An overwhelming sense of doom threatened Maleah. She couldn’t allow the foreboding thoughts and feelings to deter her from what she had to do.
They continued along Reidsville Road until they reached GA-30W, the highway that would take them back to Vidalia.
“How about an early lunch?” Derek asked.
“I’m not hungry.”
“I am and you should be. You didn’t eat much breakfast.”
“I ate enough.”
“Think of yourself as a warrior preparing to go into battle tomorrow. You need to be in tiptop shape mentally and physically. You’re going to eat a decent lunch and dinner. And in the morning, you’re filling up on protein—bacon and eggs.”
Maleah groaned silently, but didn’t reply. She knew that Derek meant well, that he wasn’t trying to take control, that he really was thinking about helping her become battle ready for tomorrow morning’s confrontation with Browning.
When she didn’t say anything for several minutes, he asked, “Giving me the silent treatment?”
“Huh?”
“You’re pissed that I dared to suggest—”
“You don’t suggest, Derek, you command.”
“Yeah, I suppose I do. Sorry about that. It’s just that taking care of you is part of my job.”

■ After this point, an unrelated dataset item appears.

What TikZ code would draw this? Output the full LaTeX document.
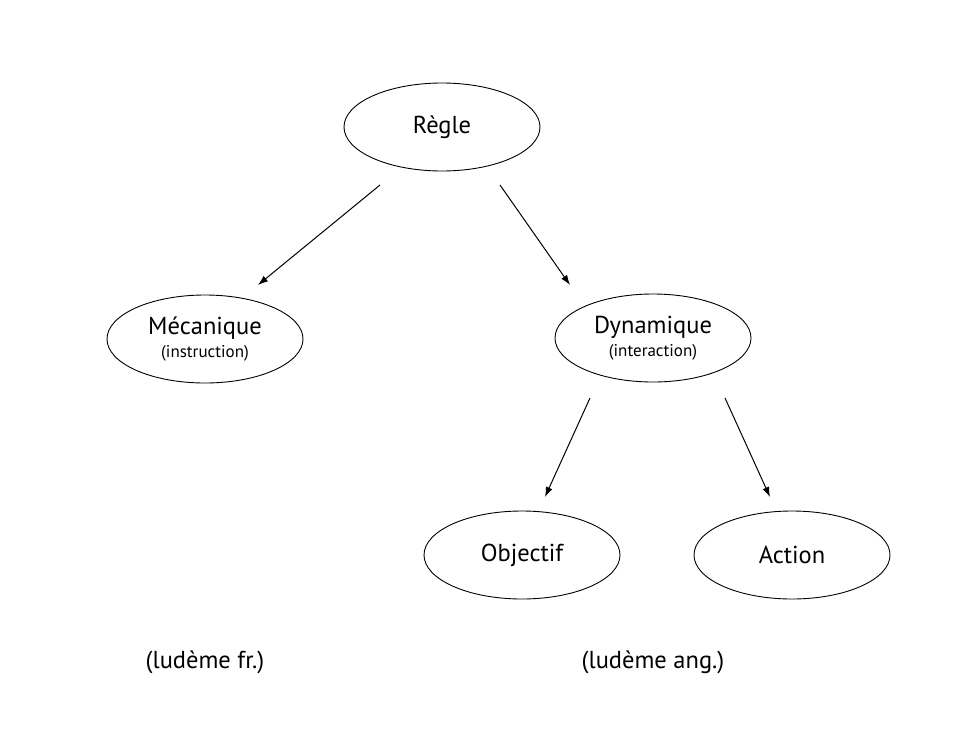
\documentclass[tikz,border=0pt]{standalone}
\usepackage{fontspec}
\setmainfont{PT Sans}
\usetikzlibrary{shapes.geometric,arrows.meta}
\begin{document}
\begin{tikzpicture}[x=1pt,y=-1pt,
  oval/.style={draw,ellipse,line width=0.9pt,minimum width=196pt,minimum height=88pt,inner sep=0pt,align=center,font=\fontsize{24.5}{26}\selectfont},
  arr/.style={line width=1pt,-{Latex[length=10pt,width=7pt]}},
  lbl/.style={font=\fontsize{24.5}{26}\selectfont}]
\useasboundingbox[fill=white] (0,0) rectangle (979,752);
\node[oval] (R) at (442,127) {Règle};
\node[oval] (M) at (205,339) {Mécanique\\[-3pt]{\fontsize{17}{19}\selectfont(instruction)}};
\node[oval] (D) at (653,338) {Dynamique\\[-3pt]{\fontsize{17}{19}\selectfont(interaction)}};
\node[oval] (O) at (522,555) {Objectif};
\node[oval] (A) at (792,555) {Action};
\node[lbl] (LF) at (205,662) {(ludème fr.)};
\node[lbl] (LA) at (653,662) {(ludème ang.)};
\coordinate (r1) at (380,185);
\coordinate (m1) at (258,285);
\coordinate (r2) at (500,185);
\coordinate (d1) at (570,285);
\coordinate (d2) at (590,398);
\coordinate (o1) at (545,497);
\coordinate (d3) at (725,398);
\coordinate (a1) at (770,497);
\draw[arr] (r1) -- (m1);
\draw[arr] (r2) -- (d1);
\draw[arr] (d2) -- (o1);
\draw[arr] (d3) -- (a1);
\end{tikzpicture}
\end{document}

She practically stopped the SUV in the middle of the highway, slowing down so much that vehicles doing forty-five miles an hour flew past her.
“I shouldn’t have said that,” he told her. “I shouldn’t have put it in those precise words. Let me rephrase —”
“Don’t bother.”
Suddenly realizing that doing twenty-miles an hour on a major highway could be hazardous, Maleah returned the Chevy to the allowed speed limit.